S’ils se désolent de l’importance prise par l’image en architecture au détriment de la fonction ils savent cependant que la problématique n’est pas si simple à résoudre. «Nous sommes la dernière génération avant celle issue de l’informatique. Et l’on s’aperçoit des difficultés à produire et créer des idées avec l’informatique. Mais, même nous, on s’assure que les pers sont belles et nous-même nous faisons avoir et influencer dans un jury par la plus belle pers,» souligne Patrick. «L’architecture est devenu un produit de mode,» résume Arnaud avec son mordant pince-sans-rire habituel.
Alors c’est vrai, ils enquillent les petits équipements publics – crèches, petites écoles, IME, centres sportifs, etc. – mais cela ne les empêche pas, à défaut d’échafauder de «grandes théories», de conduire de vraies réflexions d’architectes qu’ils déclinent et épuisent en quelques projets, ce qu’ils appellent «développer puis dévoyer une idée». Ils se souviennent ainsi d’une période ligne brisée, d’une période boîte en suspension, d’une période sérigraphie, etc. Arnaud insiste sur leur attachement à la «cohérence» de leurs projets quand Patrick révèle qu’ils passent «beaucoup de temps sur la fonctionnalité des plans». Et, surprise, «nous pensions n’avoir pas trop de style mais, au bout de quelques années, on s’aperçoit que des gens parviennent à nous citer», relève Arnaud.

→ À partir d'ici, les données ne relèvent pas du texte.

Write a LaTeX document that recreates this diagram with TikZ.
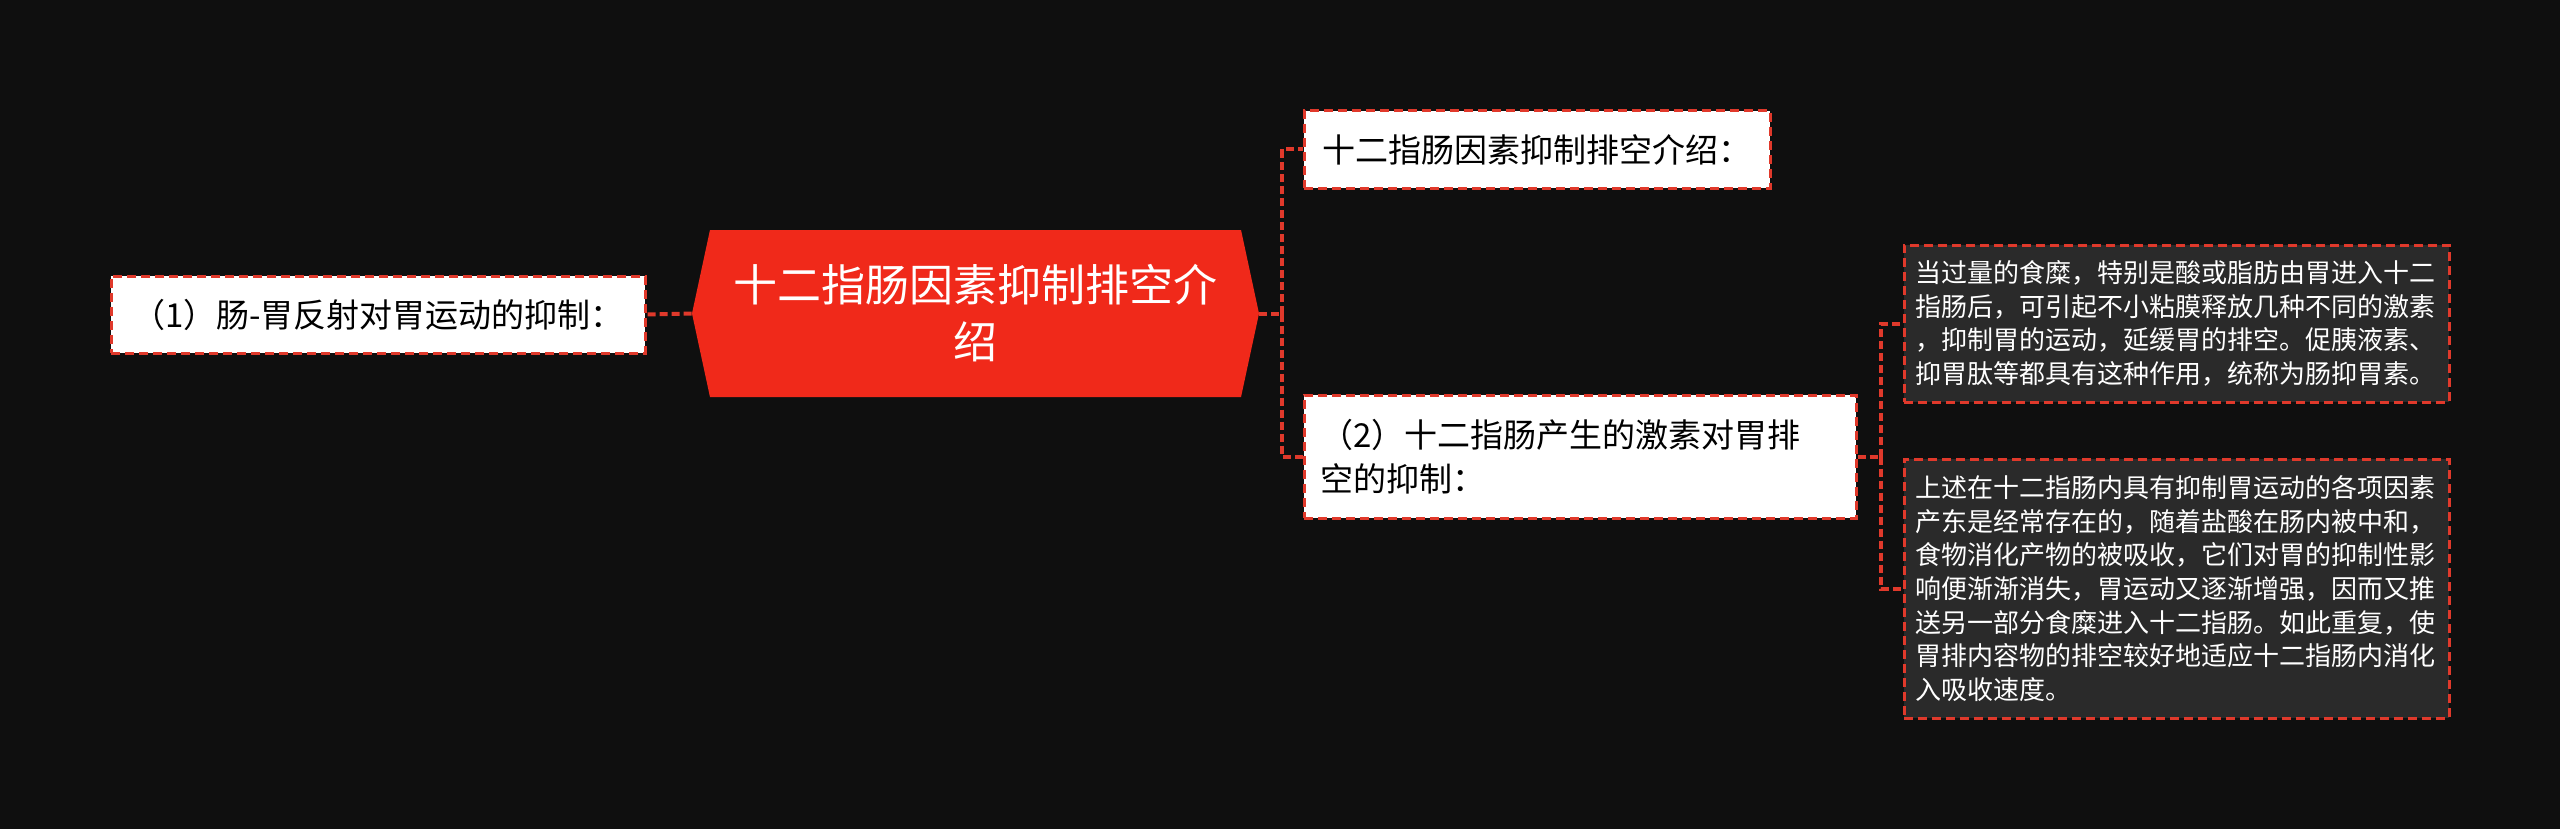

Une de leurs crèches fut d’ailleurs particulièrement remarquée. A l’agence, les images sur les murs sont toujours celles du concours en cours. Un concours perdu est immédiatement archivé tandis qu’ils passent et repassent leurs réalisations au filtre d’une critique, la leur, particulièrement acérée. Leur architecture n’est pas modeste, au sens qu’elle est issue d’un vrai savoir-faire, d’un talent, d’une réflexion aboutie. Mais les budgets le sont, et eux aussi : ils ne voient dans leurs ouvrages que les erreurs.
Architecte au quotidien, c’est aussi se cogner avec le quotidien des architectes. Quelques remarques et anecdotes en vrac.
– Les BET : «La relative modestie de nos projets n’intéresse pas un BET et il n’y a donc pas de synergie possible. Du coup un porte-à-faux de 50cm devient compliqué pour eux».
– Les maîtres d’ouvrage de mauvaise foi : «On se souvient de l’un d’eux qui nous annonce tout de go ‘l’indemnité, vous ne l’aurez pas en totalité car je me débrouillerai pour que votre projet soit jugé non conforme’. Il ne voulait pas payer et avait pris soin d’exiger que la notice architecturale soit écrite en avant-garde 12, avec une largeur de marge définie, etc. Si ce n’était pas le cas, le projet était déclaré non conforme». «C’est rare», sourit Arnaud. «Mais ça nous arrive de nouveau», soutient Patrick.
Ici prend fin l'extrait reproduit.